А если честно отвечать на такой интимный вопрос: верующий ли я человек, то – верующий, конечно, христианка. И привело меня к вере то, что я в очень раннем возрасте почувствовала громадность явления смерти. На моих глазах умерло немало людей: родители, бабушка, дедушки, друзья. Часто это были достойные и даже драгоценные события для тех, кто остается. Когда прочувствуешь это, вся жизнь представляет собой подготовительный период к такому моменту. Но тут со мной смогут согласиться только те люди, которые, как и я, полагают, что за пределами земного существования есть иная реальность. Однако я встречала в жизни атеистов, уходивших мужественно, благородно, с любовью и благодарностью к окружающим. Так уходила моя неверующая бабушка – в состоянии мира и благодарности.
Ведь неизбежность смерти – это самый великий страх, который живет в человеке, но и его, как и все другие, должно осознать и проработать. Потому что хоть и редко, но происходят такие прекрасные события, как смерть праведника. Праведник уходит без страха, оставляя после себя благодать и просветление. Я наблюдала это не один раз.

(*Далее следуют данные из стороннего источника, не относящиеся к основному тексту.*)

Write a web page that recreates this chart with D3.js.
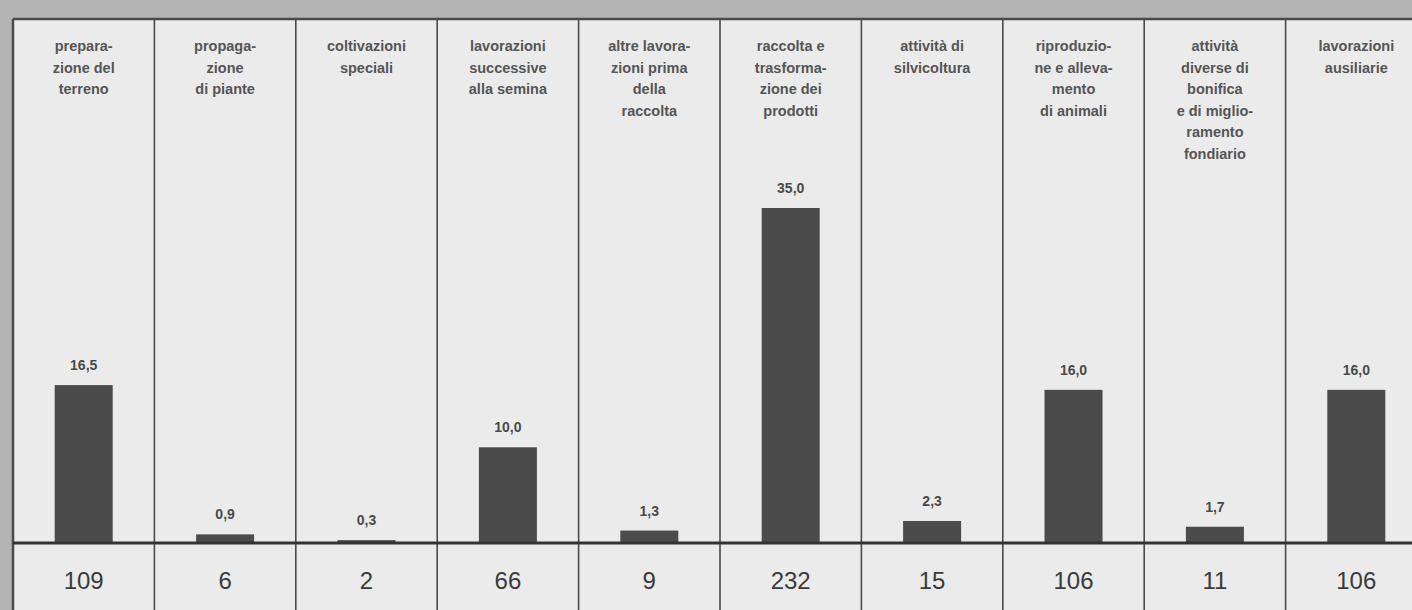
<!DOCTYPE html>
<html>
<head>
<meta charset="utf-8">
<script src="https://cdn.jsdelivr.net/npm/d3@7"></script>
<style>
  html, body { margin: 0; padding: 0; background: #b4b4b4; }
  svg { display: block; }
</style>
</head>
<body>
<svg id="chart" width="1412" height="610"></svg>
<script>
// ---- data ----
const categories = [
  "preparazione del terreno",
  "propagazione di piante",
  "coltivazioni speciali",
  "lavorazioni successive alla semina",
  "altre lavorazioni prima della raccolta",
  "raccolta e trasformazione dei prodotti",
  "attività di silvicoltura",
  "riproduzione e allevamento di animali",
  "attività diverse di bonifica e di miglioramento fondiario",
  "lavorazioni ausiliarie"
];
const headerLines = [
  ["prepara-", "zione del", "terreno"],
  ["propaga-", "zione", "di piante"],
  ["coltivazioni", "speciali"],
  ["lavorazioni", "successive", "alla semina"],
  ["altre lavora-", "zioni prima", "della", "raccolta"],
  ["raccolta e", "trasforma-", "zione dei", "prodotti"],
  ["attività di", "silvicoltura"],
  ["riproduzio-", "ne e alleva-", "mento", "di animali"],
  ["attività", "diverse di", "bonifica", "e di miglio-", "ramento", "fondiario"],
  ["lavorazioni", "ausiliarie"]
];
const percentValues = [16.5, 0.9, 0.3, 10.0, 1.3, 35.0, 2.3, 16.0, 1.7, 16.0];
const countValues = [109, 6, 2, 66, 9, 232, 15, 106, 11, 106];
const yDomain = [0, 35];

// ---- layout ----
const W = 1412, H = 610;
const panelLeft = 13, panelTop = 19, colW = 141.4;
const baseY = 543, topY = 208;
const barW = 58;

const svg = d3.select("#chart");

const x = d3.scaleBand()
  .domain(categories)
  .range([panelLeft, panelLeft + colW * categories.length])
  .padding(0);
const y = d3.scaleLinear().domain(yDomain).range([baseY, topY]);

const fmt = v => d3.format(".1f")(v).replace(".", ",");

// background strip & panel
svg.append("rect").attr("x", 0).attr("y", 0).attr("width", W).attr("height", H).attr("fill", "#b4b4b4");
svg.append("rect").attr("x", panelLeft).attr("y", panelTop).attr("width", W - panelLeft).attr("height", H - panelTop)
  .attr("fill", "#ebebeb");

// column separators
const bounds = categories.map(c => x(c)).concat([x(categories[categories.length - 1]) + x.bandwidth()]);
svg.append("g").selectAll("line").data(bounds).join("line")
  .attr("x1", d => d).attr("x2", d => d)
  .attr("y1", panelTop).attr("y2", H)
  .attr("stroke", "#4a4a4a").attr("stroke-width", d => d === panelLeft ? 2.5 : 1.6);

// top border
svg.append("line").attr("x1", panelLeft).attr("x2", W).attr("y1", panelTop).attr("y2", panelTop)
  .attr("stroke", "#4a4a4a").attr("stroke-width", 2.5);

// headers
const hdr = svg.append("g")
  .attr("font-family", "'Liberation Sans', Arial, Helvetica, sans-serif")
  .attr("font-weight", "bold").attr("font-size", 14.5).attr("fill", "#555")
  .attr("text-anchor", "middle");
categories.forEach((c, i) => {
  const t = hdr.append("text").attr("x", x(c) + x.bandwidth() / 2).attr("y", 51);
  headerLines[i].forEach((ln, j) => {
    t.append("tspan").attr("x", x(c) + x.bandwidth() / 2).attr("dy", j === 0 ? 0 : 21.5).text(ln);
  });
});

// bars
svg.append("g").selectAll("rect").data(percentValues).join("rect")
  .attr("x", (d, i) => x(categories[i]) + (x.bandwidth() - barW) / 2)
  .attr("y", d => y(d))
  .attr("width", barW)
  .attr("height", d => y(0) - y(d))
  .attr("fill", "#4b4b4b");

// value labels
svg.append("g").selectAll("text").data(percentValues).join("text")
  .attr("x", (d, i) => x(categories[i]) + x.bandwidth() / 2)
  .attr("y", d => y(d) - 15)
  .attr("text-anchor", "middle")
  .attr("font-family", "'Liberation Sans', Arial, Helvetica, sans-serif")
  .attr("font-weight", "bold").attr("font-size", 14).attr("fill", "#4a4a4a")
  .text(d => fmt(d));

// baseline
svg.append("line").attr("x1", panelLeft).attr("x2", W).attr("y1", baseY).attr("y2", baseY)
  .attr("stroke", "#333").attr("stroke-width", 3);

// bottom numbers
svg.append("g").selectAll("text").data(countValues).join("text")
  .attr("x", (d, i) => x(categories[i]) + x.bandwidth() / 2)
  .attr("y", 589)
  .attr("text-anchor", "middle")
  .attr("font-family", "'Liberation Sans', Arial, Helvetica, sans-serif")
  .attr("font-size", 24).attr("fill", "#3a3a3a")
  .text(d => d);
</script>
</body>
</html>
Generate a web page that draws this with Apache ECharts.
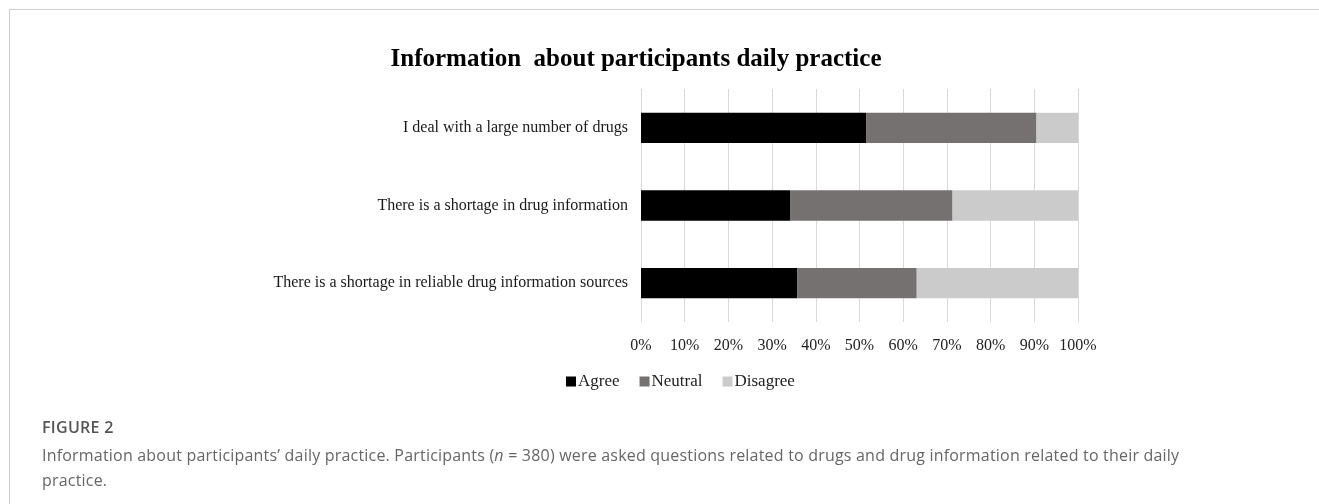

И об этом невозможно не писать. Мы все равно живем частично, как бы одной ногой в этом мире природы, целесообразном, жестоком, пожирающем слабых. И отличаемся ли чем-нибудь от животного мира? Образ Божий, он существует в нас или нет? Вот это сложное и важное я пытаюсь решать, когда пишу, и очень радуюсь, если получается приблизиться к ответу.